Becker didn't even look up. Obviously-and why would he not?-he assumed the two cops were working together, and Cuneo saw no reason to raise a flag. The arson inspector continued sorting methodically. "I figured you'd be around sooner than he was and you could tell him. These people aren't going anywhere. They live right there on Steiner." Finally, he sat back. "I'd like to know who it was, though. In the house."
"If it wasn't Missy," Cuneo said, "then whoever she was looks pretty good for the murders."
He nodded. "If it was her that people saw leaving."
Maxine Willis lived in one of the surviving Painted Ladies, three houses down from Paul Hanover's. In her early fifties, she was a very large, handsome, well-dressed black woman with a deep and booming voice. Her living room walls were stylishly adorned with tribal African art-dark-wood masks, spears, several framed works depicting working people or animals completely rendered in butterfly wings. The sofa was zebra skin, the chairs brown leather. Out the jutting front window, enough natural light remained that they could still see the park, but it was fading fast.
"No. See? I knew it was her. And it was a little earlier than this," she said.

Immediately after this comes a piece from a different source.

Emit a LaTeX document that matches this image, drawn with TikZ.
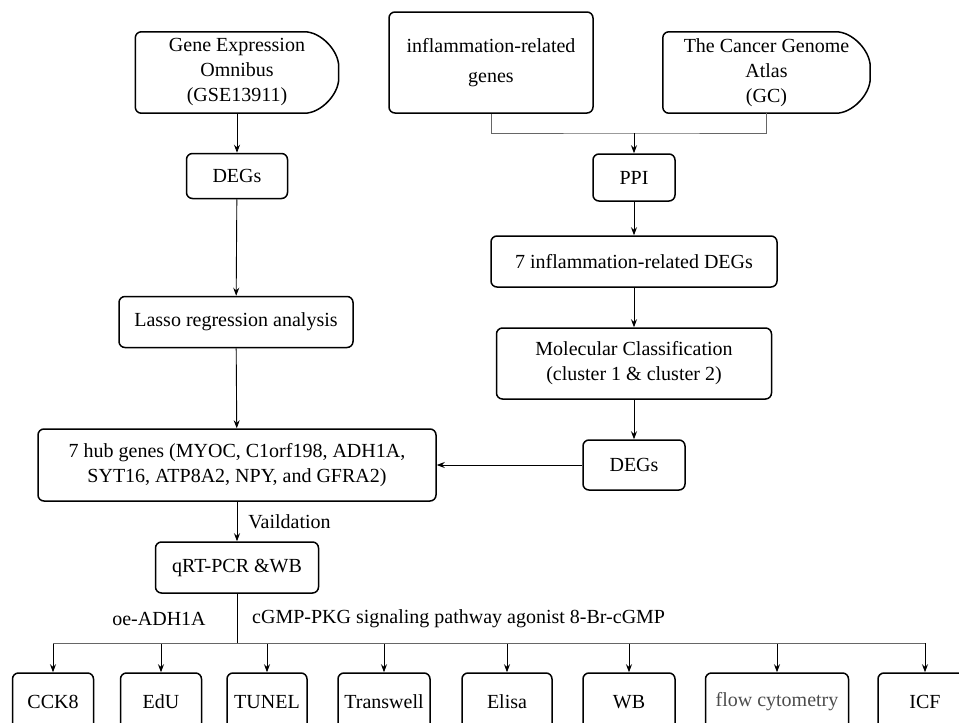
\documentclass[tikz,border=0pt]{standalone}
\usepackage{fontspec}
\setmainfont{Liberation Serif}
\usetikzlibrary{arrows.meta,positioning}

\begin{document}
\begin{tikzpicture}[
           x = 1pt, y = -1pt,
           > = {Stealth[length=8pt,width=6pt]},
        font = \fontsize{20}{25}\selectfont,
  box/.style = {draw, line width=1.5pt, rounded corners=6pt,
                align=center, inner sep=0pt},% rounded process boxes
   db/.style = {draw=none, align=center, inner sep=0pt},% data sources, outline drawn below
 leaf/.style = {box, minimum height=58pt},% boxes of the last row
  arr/.style = {->, line width=0.9pt},% arrows
  bus/.style = {draw=black!60, line width=0.9pt},% gray joining lines
]
\useasboundingbox (0,0) rectangle (959,723);
% left column
\node[db, minimum width=203pt, minimum height=81pt] (geo) at (237,72.5)
      {Gene Expression\\Omnibus\\(GSE13911)};
\node[box, minimum width=101pt, minimum height=45pt] (degsL) at (237,176) {DEGs};
\node[box, minimum width=234pt, minimum height=51pt] (lasso) at (236,322) {Lasso regression analysis};
\node[box, minimum width=398pt, minimum height=72pt] (hub) at (237,465)
      {7 hub genes (MYOC, C1orf198, ADH1A,\\SYT16, ATP8A2, NPY, and GFRA2)};
\node[box, minimum width=163pt, minimum height=51pt] (qrt) at (237,567.5) {qRT-PCR \&WB};
% right column
\node[box, minimum width=204pt, minimum height=101pt] (inflam) at (491,62.5)
      {inflammation-related\\[5pt]genes};
\node[db, minimum width=207pt, minimum height=81pt] (tcga) at (766.5,72.5)
      {The Cancer Genome\\Atlas\\(GC)};
\node[box, minimum width=82pt, minimum height=47pt] (ppi) at (634,177.5) {PPI};
\node[box, minimum width=286pt, minimum height=51pt] (inf7) at (634,261.5) {7 inflammation-related DEGs};
\node[box, minimum width=275pt, minimum height=71pt] (mol) at (634,363.5)
      {Molecular Classification\\(cluster 1 \& cluster 2)};
\node[box, minimum width=102pt, minimum height=50pt] (degsR) at (634,465) {DEGs};
% outlines of the two data sources
\foreach \n in {geo,tcga}
\draw[line width=1.5pt, rounded corners=6pt]
  ([xshift=-40pt]\n.north east) .. controls +(22,0) and +(0,-22) .. (\n.east)
  .. controls +(0,22) and +(22,0) .. ([xshift=-40pt]\n.south east)
  -- (\n.south west) -- (\n.north west) -- cycle;
% connections
\coordinate (jn) at (634,133);
\draw[bus] (inflam.south) |- (jn) -| (tcga.south);
\draw[arr] (jn) -- (ppi);
\draw[arr] (ppi) -- (inf7);
\draw[arr] (inf7) -- (mol);
\draw[arr] (mol) -- (degsR);
\draw[arr] (degsR) -- (hub);
\draw[arr] (geo) -- (degsL);
\draw[arr] (degsL) -- (lasso);
\draw[arr] (lasso) -- (hub);
\draw[arr] (hub) -- node[right, inner sep=0pt, xshift=11pt] (val) {Vaildation} (qrt);
% last row
\coordinate (split) at (237,643);
\draw[line width=0.9pt] (qrt) -- (split);
\node (oe) at (159,619) {oe-ADH1A};
\node[right, inner sep=0pt] (cgmp) at (252,619) {cGMP-PKG signaling pathway agonist 8-Br-cGMP};
\foreach \cx/\w/\t/\c [count=\i] in {53/81/CCK8/black, 161/81/EdU/black, 267/80/TUNEL/black,
    384/92/Transwell/black, 507/90/Elisa/black, 629/92/WB/black,
    777/143/flow cytometry/black!70, 925/94/ICF/black}
{
\node[leaf, minimum width=\w pt, text=\c] (t\i) at (\cx,702) {\t};
\draw[arr] (t\i.north |- split) -- (t\i);
}
\draw[bus] (t1.north |- split) -- (t8.north |- split);
\end{tikzpicture}
\end{document}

She turned and they both glanced at the clock on the mantel-8:15. "I saw her clearly."
"Missy D'Amiens?"
She nodded. "Although I hadn't ever met her to talk to. I didn't know her name until I read it in the paper this morning. But it was Mr. Hanover's girlfriend all right. I'd seen her here on the block a hundred times."
"Would you mind telling me exactly where you were and what you saw?" Cuneo's foot tapped a time or two, but he caught it and willed it to stop, though immediately he began to tap his notebook.
"Well, Joseph and I were having a party with some friends, Cyril and Jennifer. Just some supper and then we were going to go up to Slim's, where a friend of ours was playing, but then of course the fire put an end to all that."
"And Joseph is…?"
"My husband. I expect him now any minute. He saw her, too."
"From where?" "Right here." "In this room?"
"Uh huh. The light is so good come evening. We like to have our cocktails out here, with the park out there across the way." She closed her eyes for a minute, then moved to the windows that looked out over the street. "I was about right here."
Cuneo came over and stood next to her. The park was deserted except for a man walking a dog on the crest of the hill. Nearer, the street in front of them yawned empty, although cars lined both sides of it. No pedestrians on the sidewalks, either. The area was still a mess due to the fire.
"Okay, and where did Ms. D'Amiens pass?"
Maxine Willis lifted the lace curtain to one side and pointed. "Just out there. She was parked by that near light post just up the street."
"So she was going to her car?"
She nodded.
"And do you know what kind of car it was? Could you tell from here?"
"I didn't have to see it from last night. I knew it from other times, too. She drove a black Mercedes. One of the smaller ones, I think, the C-types."